Are there any artists in or outside the world of classical or neo-classical that you're
excited about currently?

Actually I don’t listen at all to neo-classical music. I almost hate it. As a composer I
stopped doing this kind of music during the past decade. By the time Max Richter and
Jóhann Jóhannsson reached recognition and many younger artists switched to piano
music, I was already feeling the need to move on. I started to work on abstraction and «
orchestrated silence ». The musicians I admire are in different genres: experimental, free
improvisation, contemporary, field recordings, and still a little bit of rock. I could maybe
sum up by saying that I’m obsessed by John Cage and Morton Feldman. And in the past
months, I‘ve been listening mostly to John Coltrane and to Beach House.


What are your thoughts about the minimalist movement today?

Honestly, I believe there are no movements anymore today. It’s almost impossible.
Information spreads so fast with the internet that everything new is immediately heard and re-used and overwhelmed. There can’t be such things as musical schools or local scenes anymore. Therefore, we’re by ourselves on this ocean of sounds and, frankly, it’s OK likethat.

Technology has changed the geography of musical movements and their audiences.
Your audience may not be the people who live next door, but someone who’s living
in Lebanon or Iran, and that regarding music, you may have more in common with
that community than the people who you meet at a party. How does this situation
affect you as a musician and the music you make? 

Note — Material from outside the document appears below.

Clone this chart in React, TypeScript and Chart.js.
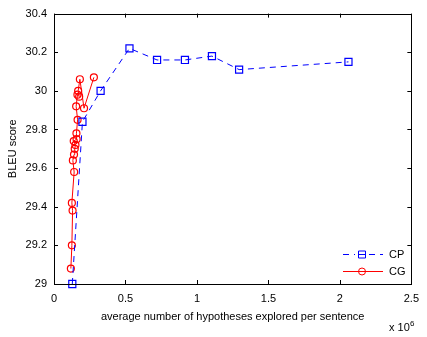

This is a very interesting period for a musician. The digital revolution may have many
downsides, it has also opened new possibilities and it allows the music to travel so easily.
In the past 15 years it has also become much easier to travel around the world for a cheap cost: underground musicians can go play live much easier in many countries. I’m also glad that recording music is not anymore the privilege of people going in expensive,
unaffordable studios. And I’m glad that music can be shared around the world like this.
Lebanon or Iran, yes, it’s possible. I had a interesting email exchange with a young
musician from Ukraine last year. I’m terribly conscious of the many dangers humanity will
have to face during this century, but still, this new era remains exciting.